Asâ-yı Mûsa | Takrizler | 254
(246-270)

[Medine-i Münevvere’de bulunan
mühim bir âlimin Bediüzzaman
hazretlerinin tarihçe-i hayatı
için yazdığı bir "Önsöz"dür.]

Büyük İkbâl’e ait olan "Önsöz"de demiştim ki: "Büyüklerin tarih-i hayatları okunurken, ulvî menkıbeler söylenip aziz hâtıraları anılırken, insan başka bir âleme girdiğini hissediyor. Gönlünü, tertemiz sevgi hislerinin ulvî ateşi yakıyor ve İlâhî feyzi sarıyor. Tarih öyle büyük insanlar kaydeder ki, birçok büyükler, onlara nisbetle küçük kalır.

Tarihe şerefler veren erler anılırken,
Yükselmede ruh, en geniş âlemlere yerden.
Bin rayihanın feyzi sarar ruhu derinden,
Geçmiş gibi Cennetteki gül bahçelerinden.

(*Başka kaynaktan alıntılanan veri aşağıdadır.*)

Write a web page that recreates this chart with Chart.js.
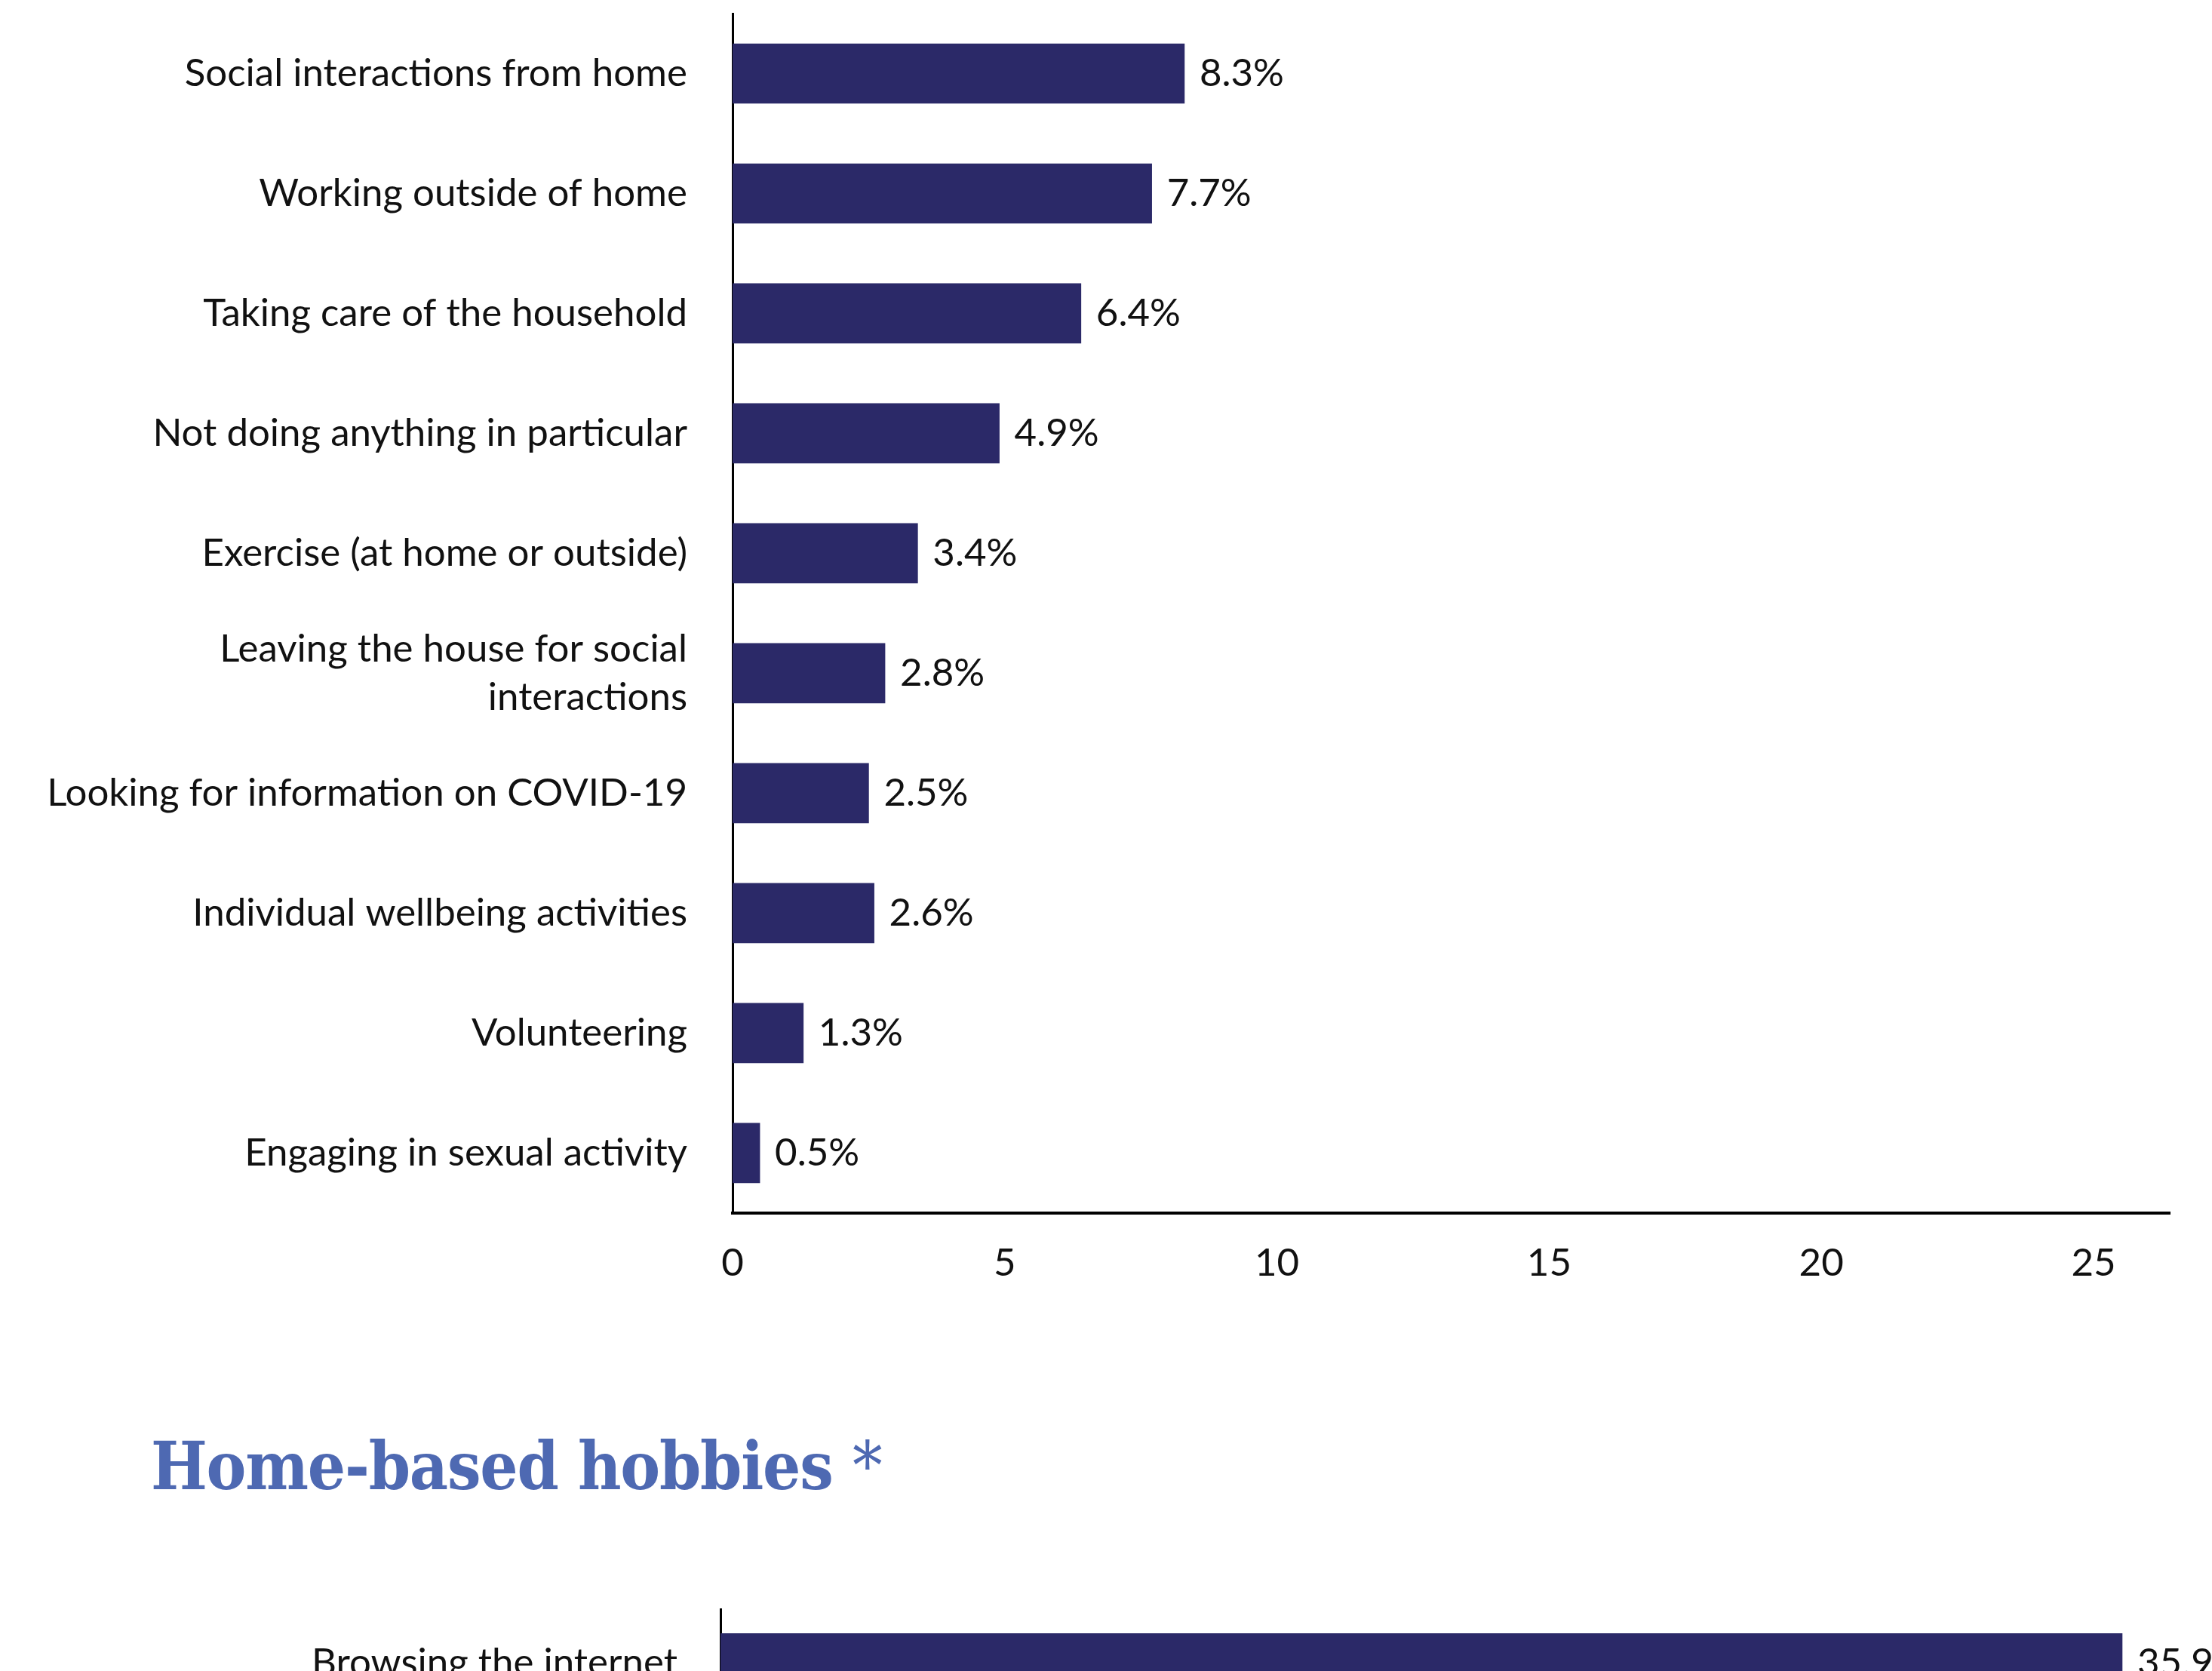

Bu derin hakikati, "Önsöz"ü yazarken bütün azamet ve ihtişamıyla idrak etmiş bulunuyorum. Zira, aziz ve muhterem okuyucularımıza en derin bir ihlâs ve samimiyetle takdim ettiğimiz bu eser, hemen bir asra yaklaşan uzun ve bereketli ömrünün her safhası binlerle harikaya sahne olan gönüller fâtihi büyük Üstad Bediüzzaman Said Nursî’ye, onun yüz otuz parçadan ibaret olan Risale-i Nur Külliyatına ve ahlâk ve fazilet-leri, ihlâs ve samimiyetleri, iman ve irfanlarıyla hayatın her safhasında sadece bir ülkeye değil, bütün insanlık âlemine tertemiz örnekler vermekte devam eden Nur talebelerine aittir.

Bir kitabın mukaddemesini, o kitabın hülâsası diye tarif ederler. Halbuki, her mevzuu müstakil bir esere sığmayacak kadar derin ve geniş olan bu muazzam kitabın muhteviyatını böyle birkaç sayfalık mukaddemeye sığdırmak kabil midir?